◆ **Problem description**: Return only the lines from the top of the material through the line marked by "import matplotlib.pyplot as plt", unaltered.

◆ **Dataset content**:
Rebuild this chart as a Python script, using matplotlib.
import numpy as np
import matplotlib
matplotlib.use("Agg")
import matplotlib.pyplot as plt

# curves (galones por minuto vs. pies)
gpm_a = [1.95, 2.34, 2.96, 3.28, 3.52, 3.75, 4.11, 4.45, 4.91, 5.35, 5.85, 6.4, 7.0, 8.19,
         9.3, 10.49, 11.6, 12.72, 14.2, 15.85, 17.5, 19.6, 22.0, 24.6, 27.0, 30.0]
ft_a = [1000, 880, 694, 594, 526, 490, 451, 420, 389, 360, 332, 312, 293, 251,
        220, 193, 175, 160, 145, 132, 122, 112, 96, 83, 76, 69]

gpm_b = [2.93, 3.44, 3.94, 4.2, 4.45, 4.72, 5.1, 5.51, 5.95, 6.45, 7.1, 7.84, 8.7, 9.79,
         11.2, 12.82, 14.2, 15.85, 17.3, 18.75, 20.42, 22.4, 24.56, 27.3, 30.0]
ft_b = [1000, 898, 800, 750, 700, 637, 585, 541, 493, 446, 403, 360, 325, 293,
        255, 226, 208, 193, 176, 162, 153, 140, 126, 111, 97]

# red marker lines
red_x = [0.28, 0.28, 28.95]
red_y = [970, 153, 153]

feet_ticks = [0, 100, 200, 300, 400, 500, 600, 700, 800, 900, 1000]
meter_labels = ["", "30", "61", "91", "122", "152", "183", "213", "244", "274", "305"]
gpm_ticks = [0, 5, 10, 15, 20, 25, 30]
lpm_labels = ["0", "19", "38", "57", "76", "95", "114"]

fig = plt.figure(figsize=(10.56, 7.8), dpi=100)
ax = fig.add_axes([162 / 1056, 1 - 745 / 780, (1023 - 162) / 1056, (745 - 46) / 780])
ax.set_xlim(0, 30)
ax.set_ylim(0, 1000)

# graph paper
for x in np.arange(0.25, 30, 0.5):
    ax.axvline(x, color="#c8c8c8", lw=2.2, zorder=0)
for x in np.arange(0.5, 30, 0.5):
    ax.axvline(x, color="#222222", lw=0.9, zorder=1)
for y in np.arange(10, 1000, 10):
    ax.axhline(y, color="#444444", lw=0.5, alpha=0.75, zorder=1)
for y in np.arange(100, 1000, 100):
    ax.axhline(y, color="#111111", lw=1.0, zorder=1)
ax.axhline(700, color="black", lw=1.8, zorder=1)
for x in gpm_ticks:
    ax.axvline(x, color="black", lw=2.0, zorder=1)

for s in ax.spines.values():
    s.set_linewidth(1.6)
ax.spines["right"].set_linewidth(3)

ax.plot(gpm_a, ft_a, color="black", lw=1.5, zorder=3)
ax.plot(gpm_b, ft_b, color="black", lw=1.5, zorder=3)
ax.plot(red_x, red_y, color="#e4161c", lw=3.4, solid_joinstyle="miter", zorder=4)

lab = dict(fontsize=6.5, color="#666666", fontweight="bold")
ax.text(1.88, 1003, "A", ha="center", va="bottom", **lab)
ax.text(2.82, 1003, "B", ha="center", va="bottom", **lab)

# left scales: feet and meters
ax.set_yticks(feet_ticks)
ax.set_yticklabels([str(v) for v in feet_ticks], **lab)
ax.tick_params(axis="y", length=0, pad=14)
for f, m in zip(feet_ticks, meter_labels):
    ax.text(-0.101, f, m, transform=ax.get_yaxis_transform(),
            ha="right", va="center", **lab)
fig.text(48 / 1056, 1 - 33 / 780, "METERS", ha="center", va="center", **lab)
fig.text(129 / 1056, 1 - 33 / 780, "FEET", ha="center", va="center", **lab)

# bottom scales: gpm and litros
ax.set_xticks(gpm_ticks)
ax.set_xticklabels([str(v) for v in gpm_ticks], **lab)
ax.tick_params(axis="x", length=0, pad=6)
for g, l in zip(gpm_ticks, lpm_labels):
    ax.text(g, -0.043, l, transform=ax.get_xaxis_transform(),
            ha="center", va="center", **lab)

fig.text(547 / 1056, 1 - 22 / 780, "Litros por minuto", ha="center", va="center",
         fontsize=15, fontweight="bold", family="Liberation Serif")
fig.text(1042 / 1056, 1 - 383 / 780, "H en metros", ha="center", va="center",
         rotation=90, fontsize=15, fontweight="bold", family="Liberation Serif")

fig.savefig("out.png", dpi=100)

◆ **Answer to the problem**:
Rebuild this chart as a Python script, using matplotlib.
import numpy as np
import matplotlib
matplotlib.use("Agg")
import matplotlib.pyplot as plt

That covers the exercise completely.